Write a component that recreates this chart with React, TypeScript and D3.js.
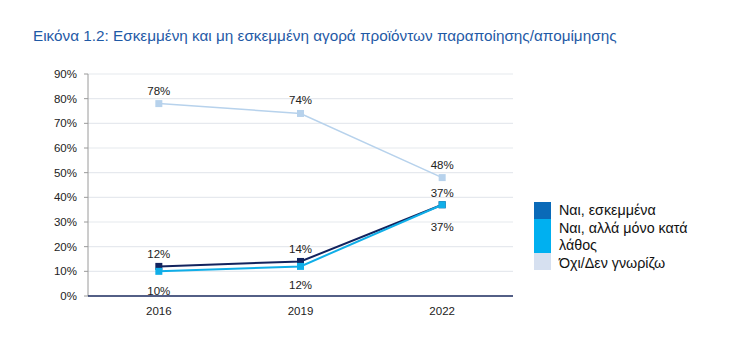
import React from "react";
import * as d3 from "d3";

const years = ["2016", "2019", "2022"];
const intentional = [12, 14, 37];
const accidental = [10, 12, 37];
const noDontKnow = [78, 74, 48];
const yTicks = [0, 10, 20, 30, 40, 50, 60, 70, 80, 90];
const seriesNames = ["Ναι, εσκεμμένα", "Ναι, αλλά μόνο κατά λάθος", "Όχι/Δεν γνωρίζω"];
const title = "Εικόνα 1.2: Εσκεμμένη και μη εσκεμμένη αγορά προϊόντων παραποίησης/απομίμησης";

export default function App() {
  const W = 743, H = 361;
  const left = 88, right = 513, top = 74, bottom = 296;
  const x = d3.scalePoint<string>().domain(years).range([left, right]).padding(0.5);
  const y = d3.scaleLinear().domain([0, 90]).range([bottom, top]);
  const line = d3.line<number>().x((_, i) => x(years[i])!).y(d => y(d));
  const font = "Arial, 'Liberation Sans', sans-serif";

  const series = [
    { data: intentional, color: "#12235e", labelDy: [-12, -12, -12], legend: "#0a6ab8" },
    { data: accidental, color: "#10aee8", labelDy: [20, 19, 22], legend: "#00b0f0" },
    { data: noDontKnow, color: "#b7d2ec", labelDy: [-13, -13, -13], legend: "#d6e0f0" },
  ];

  return (
    <div style={{ margin: -8 }}>
      <svg width={W} height={H} style={{ display: "block", background: "#fff" }} fontFamily={font}>
        <text x={33} y={41} fontSize={15.3} fill="#1f5aa6">{title}</text>
        {yTicks.map(t => (
          <g key={t}>
            {t > 0 && <line x1={left} x2={right} y1={y(t)} y2={y(t)} stroke="#e6e9ee" strokeWidth={1.2} />}
            <line x1={left - 4} x2={left} y1={y(t)} y2={y(t)} stroke="#9a9a9a" />
            <text x={77} y={y(t)} dy="0.35em" textAnchor="end" fontSize={11.5} fill="#222">{t}%</text>
          </g>
        ))}
        <line x1={left} x2={left} y1={top} y2={bottom} stroke="#9a9a9a" />
        <line x1={left} x2={right} y1={bottom} y2={bottom} stroke="#1a2a5e" strokeWidth={1.5} />
        {years.map(yr => (
          <text key={yr} x={x(yr)} y={315} textAnchor="middle" fontSize={11.5} fill="#222">{yr}</text>
        ))}
        {[2, 0, 1].map(si => {
          const s = series[si];
          return (
            <g key={si}>
              <path d={line(s.data)!} fill="none" stroke={s.color} strokeWidth={si === 2 ? 1.5 : 2} />
              {s.data.map((v, i) => (
                <rect key={i} x={x(years[i])! - 3.5} y={y(v) - 3.5} width={7} height={7} fill={s.color} />
              ))}
            </g>
          );
        })}
        {series.map((s, si) => s.data.map((v, i) => (
          <text key={`${si}-${i}`} x={x(years[i])} y={y(v) + s.labelDy[i]} dy="0.35em" textAnchor="middle" fontSize={11.5} fill="#222">{v}%</text>
        )))}
        <rect x={534} y={202} width={17} height={17} fill={series[0].legend} />
        <rect x={534} y={219} width={17} height={34} fill={series[1].legend} />
        <rect x={534} y={253} width={17} height={17} fill={series[2].legend} />
        <text x={559} y={210} dy="0.35em" fontSize={14.3} fill="#111">{seriesNames[0]}</text>
        <text x={559} y={228} dy="0.35em" fontSize={14.3} fill="#111">Ναι, αλλά μόνο κατά</text>
        <text x={559} y={244.5} dy="0.35em" fontSize={14.3} fill="#111">λάθος</text>
        <text x={559} y={263} dy="0.35em" fontSize={14.3} fill="#111">{seriesNames[2]}</text>
      </svg>
    </div>
  );
}
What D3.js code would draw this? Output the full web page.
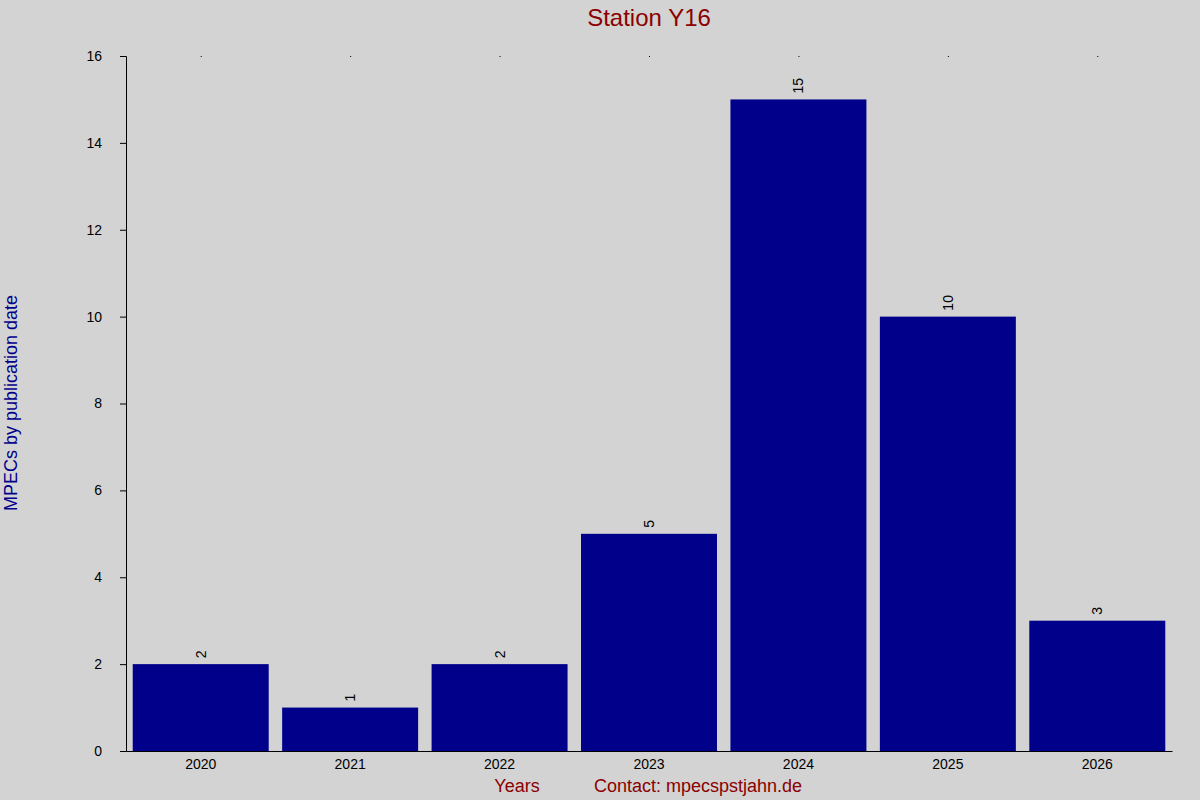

The exercise: All the material shown above is to be copied exactly, with no pictures carried over.

Output for this task:
Write a component that recreates this chart with React, TypeScript and D3.js.
import React from "react";
import * as d3 from "d3";

const years = ["2016", "2019", "2022"];
const intentional = [12, 14, 37];
const accidental = [10, 12, 37];
const noDontKnow = [78, 74, 48];
const yTicks = [0, 10, 20, 30, 40, 50, 60, 70, 80, 90];
const seriesNames = ["Ναι, εσκεμμένα", "Ναι, αλλά μόνο κατά λάθος", "Όχι/Δεν γνωρίζω"];
const title = "Εικόνα 1.2: Εσκεμμένη και μη εσκεμμένη αγορά προϊόντων παραποίησης/απομίμησης";

export default function App() {
  const W = 743, H = 361;
  const left = 88, right = 513, top = 74, bottom = 296;
  const x = d3.scalePoint<string>().domain(years).range([left, right]).padding(0.5);
  const y = d3.scaleLinear().domain([0, 90]).range([bottom, top]);
  const line = d3.line<number>().x((_, i) => x(years[i])!).y(d => y(d));
  const font = "Arial, 'Liberation Sans', sans-serif";

  const series = [
    { data: intentional, color: "#12235e", labelDy: [-12, -12, -12], legend: "#0a6ab8" },
    { data: accidental, color: "#10aee8", labelDy: [20, 19, 22], legend: "#00b0f0" },
    { data: noDontKnow, color: "#b7d2ec", labelDy: [-13, -13, -13], legend: "#d6e0f0" },
  ];

  return (
    <div style={{ margin: -8 }}>
      <svg width={W} height={H} style={{ display: "block", background: "#fff" }} fontFamily={font}>
        <text x={33} y={41} fontSize={15.3} fill="#1f5aa6">{title}</text>
        {yTicks.map(t => (
          <g key={t}>
            {t > 0 && <line x1={left} x2={right} y1={y(t)} y2={y(t)} stroke="#e6e9ee" strokeWidth={1.2} />}
            <line x1={left - 4} x2={left} y1={y(t)} y2={y(t)} stroke="#9a9a9a" />
            <text x={77} y={y(t)} dy="0.35em" textAnchor="end" fontSize={11.5} fill="#222">{t}%</text>
          </g>
        ))}
        <line x1={left} x2={left} y1={top} y2={bottom} stroke="#9a9a9a" />
        <line x1={left} x2={right} y1={bottom} y2={bottom} stroke="#1a2a5e" strokeWidth={1.5} />
        {years.map(yr => (
          <text key={yr} x={x(yr)} y={315} textAnchor="middle" fontSize={11.5} fill="#222">{yr}</text>
        ))}
        {[2, 0, 1].map(si => {
          const s = series[si];
          return (
            <g key={si}>
              <path d={line(s.data)!} fill="none" stroke={s.color} strokeWidth={si === 2 ? 1.5 : 2} />
              {s.data.map((v, i) => (
                <rect key={i} x={x(years[i])! - 3.5} y={y(v) - 3.5} width={7} height={7} fill={s.color} />
              ))}
            </g>
          );
        })}
        {series.map((s, si) => s.data.map((v, i) => (
          <text key={`${si}-${i}`} x={x(years[i])} y={y(v) + s.labelDy[i]} dy="0.35em" textAnchor="middle" fontSize={11.5} fill="#222">{v}%</text>
        )))}
        <rect x={534} y={202} width={17} height={17} fill={series[0].legend} />
        <rect x={534} y={219} width={17} height={34} fill={series[1].legend} />
        <rect x={534} y={253} width={17} height={17} fill={series[2].legend} />
        <text x={559} y={210} dy="0.35em" fontSize={14.3} fill="#111">{seriesNames[0]}</text>
        <text x={559} y={228} dy="0.35em" fontSize={14.3} fill="#111">Ναι, αλλά μόνο κατά</text>
        <text x={559} y={244.5} dy="0.35em" fontSize={14.3} fill="#111">λάθος</text>
        <text x={559} y={263} dy="0.35em" fontSize={14.3} fill="#111">{seriesNames[2]}</text>
      </svg>
    </div>
  );
}
What D3.js code would draw this? Output the full web page.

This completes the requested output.